Star City. Secret Soviet city once home to Russian cosmonauts and space training facilities.

 Russia's Star City is so named not because it is home to movie stars or pop stars, but to cosmonauts, the heroes of the Soviet and Russian space programs.

 Today Star City is a sort of space explorer's utopia, where cosmonauts of the past and present have lived with their families since Yuri Gagarin became the first human to visit space in 1961. 

 Formerly a secret Air Force facility, Star City was highly guarded even by Soviet standards. Not listed on any Soviet-era maps, the closed urban-type settlement is hidden in the woods some twenty miles northeast of Moscow. 

 As the Soviet space program developed, the need for a cosmonaut training center became evident and so Star City was born. And with the arrival of prospective cosmonauts and their families, the military facility became a legitimate city, at least by rural standards. 

 A post office, movie theater, railway station, and a couple of schools are all within the confines of Star City. The site even captured the imagination of sophisticated city-dwellers with rumors of its impressive selection of shops. 

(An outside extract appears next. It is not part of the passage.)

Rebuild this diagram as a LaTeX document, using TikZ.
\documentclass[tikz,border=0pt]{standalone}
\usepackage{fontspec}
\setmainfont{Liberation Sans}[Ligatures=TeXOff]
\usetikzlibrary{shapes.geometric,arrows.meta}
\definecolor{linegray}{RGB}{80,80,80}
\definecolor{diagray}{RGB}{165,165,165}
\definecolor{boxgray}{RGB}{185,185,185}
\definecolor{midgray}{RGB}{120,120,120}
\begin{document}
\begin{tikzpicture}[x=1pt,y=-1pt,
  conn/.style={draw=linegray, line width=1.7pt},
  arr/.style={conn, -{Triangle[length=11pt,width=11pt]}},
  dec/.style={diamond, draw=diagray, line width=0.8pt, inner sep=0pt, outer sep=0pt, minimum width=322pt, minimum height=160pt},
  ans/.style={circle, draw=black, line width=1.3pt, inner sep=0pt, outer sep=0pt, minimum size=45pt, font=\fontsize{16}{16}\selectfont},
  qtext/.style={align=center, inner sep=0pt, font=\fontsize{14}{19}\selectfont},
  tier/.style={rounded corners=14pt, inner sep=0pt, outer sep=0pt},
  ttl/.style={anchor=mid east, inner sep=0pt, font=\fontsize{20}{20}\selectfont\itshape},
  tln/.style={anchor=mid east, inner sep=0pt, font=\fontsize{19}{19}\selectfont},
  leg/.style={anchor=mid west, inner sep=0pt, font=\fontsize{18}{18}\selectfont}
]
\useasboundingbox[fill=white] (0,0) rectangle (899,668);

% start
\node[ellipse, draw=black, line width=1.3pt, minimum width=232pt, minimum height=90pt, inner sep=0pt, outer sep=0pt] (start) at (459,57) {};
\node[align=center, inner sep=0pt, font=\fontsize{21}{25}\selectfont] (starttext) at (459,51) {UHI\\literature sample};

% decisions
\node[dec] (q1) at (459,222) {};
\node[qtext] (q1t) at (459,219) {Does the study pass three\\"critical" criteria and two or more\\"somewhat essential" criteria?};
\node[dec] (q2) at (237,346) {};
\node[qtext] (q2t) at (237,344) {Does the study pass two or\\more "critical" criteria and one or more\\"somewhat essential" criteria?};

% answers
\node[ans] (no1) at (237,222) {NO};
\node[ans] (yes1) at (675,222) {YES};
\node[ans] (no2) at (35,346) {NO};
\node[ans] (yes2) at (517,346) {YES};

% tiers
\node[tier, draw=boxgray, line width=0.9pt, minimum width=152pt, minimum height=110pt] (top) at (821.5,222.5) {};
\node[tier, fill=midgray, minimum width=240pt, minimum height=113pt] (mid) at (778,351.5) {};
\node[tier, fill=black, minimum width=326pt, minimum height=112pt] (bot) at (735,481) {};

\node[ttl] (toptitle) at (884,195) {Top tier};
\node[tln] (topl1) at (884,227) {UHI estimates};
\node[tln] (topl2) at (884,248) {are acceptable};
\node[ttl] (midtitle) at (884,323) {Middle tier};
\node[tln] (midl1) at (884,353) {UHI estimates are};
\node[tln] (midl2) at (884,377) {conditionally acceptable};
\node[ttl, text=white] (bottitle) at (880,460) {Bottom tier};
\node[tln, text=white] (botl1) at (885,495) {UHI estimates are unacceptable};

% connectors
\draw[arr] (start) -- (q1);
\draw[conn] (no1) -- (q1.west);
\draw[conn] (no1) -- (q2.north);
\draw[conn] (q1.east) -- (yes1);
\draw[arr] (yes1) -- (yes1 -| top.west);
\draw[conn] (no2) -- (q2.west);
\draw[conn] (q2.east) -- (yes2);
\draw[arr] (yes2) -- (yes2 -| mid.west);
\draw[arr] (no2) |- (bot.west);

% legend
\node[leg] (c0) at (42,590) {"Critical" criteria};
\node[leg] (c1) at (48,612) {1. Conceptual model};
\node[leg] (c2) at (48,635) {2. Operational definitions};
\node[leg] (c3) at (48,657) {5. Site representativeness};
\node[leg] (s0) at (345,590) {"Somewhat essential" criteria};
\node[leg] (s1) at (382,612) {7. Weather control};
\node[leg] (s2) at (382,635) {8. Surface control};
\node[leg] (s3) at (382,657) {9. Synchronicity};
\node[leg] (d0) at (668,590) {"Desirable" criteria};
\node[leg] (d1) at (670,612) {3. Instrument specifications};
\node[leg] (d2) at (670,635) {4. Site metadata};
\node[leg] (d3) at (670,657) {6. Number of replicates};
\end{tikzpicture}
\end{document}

 In the 1990s, however, the curtain of secrecy over Star City was lifted and the site was opened to the public. For the first time, visitors could catch a glimpse of the tank where cosmonauts practice their space walks under water, or the gigantic centrifuge where the soon-to-be spacemen are swung around at dizzying speeds, experiencing forces eight times the force of gravity in the process. 

  Cosmonauts training in Star City's centrifuge are whipped around at accelerations up to 8g.


  At Star City's Hydro Lab, an entire mock spacecraft is submerged in a tank filled with water, the density of which helps to recreate the feeling of weightlessness for cosmonauts.  


 Today, a handful of companies offer special tours of the facility and visitors can even jump into a mock-up space suit, hop in the centrifuge, or board a "zero-gravity" flight that simulates weightlessness through a parabolic trajectory. But for those who prefer to keep their feet on the ground, Star City also offers more down-to-earth activities. 


 In fact, the cosmonaut simulation experience does not even require you to leave your seat at the planetarium, where you can learn to navigate using thousands of stars as your reference. Meanwhile, the museum of space travel and exploration has an impressive collection of vintage spacesuits, capsules charred from reentering the atmosphere, and a replica of Gagarin's office, which holds a book that is routinely signed by every crew before launch. 


 And if you're fortunate enough to visit on the Fourth of July, you might experience Star City's celebration at the homes built for NASA personnel in the 1990s. Just look for the American-style tract houses among the sea of Khrushchev-era concrete buildings.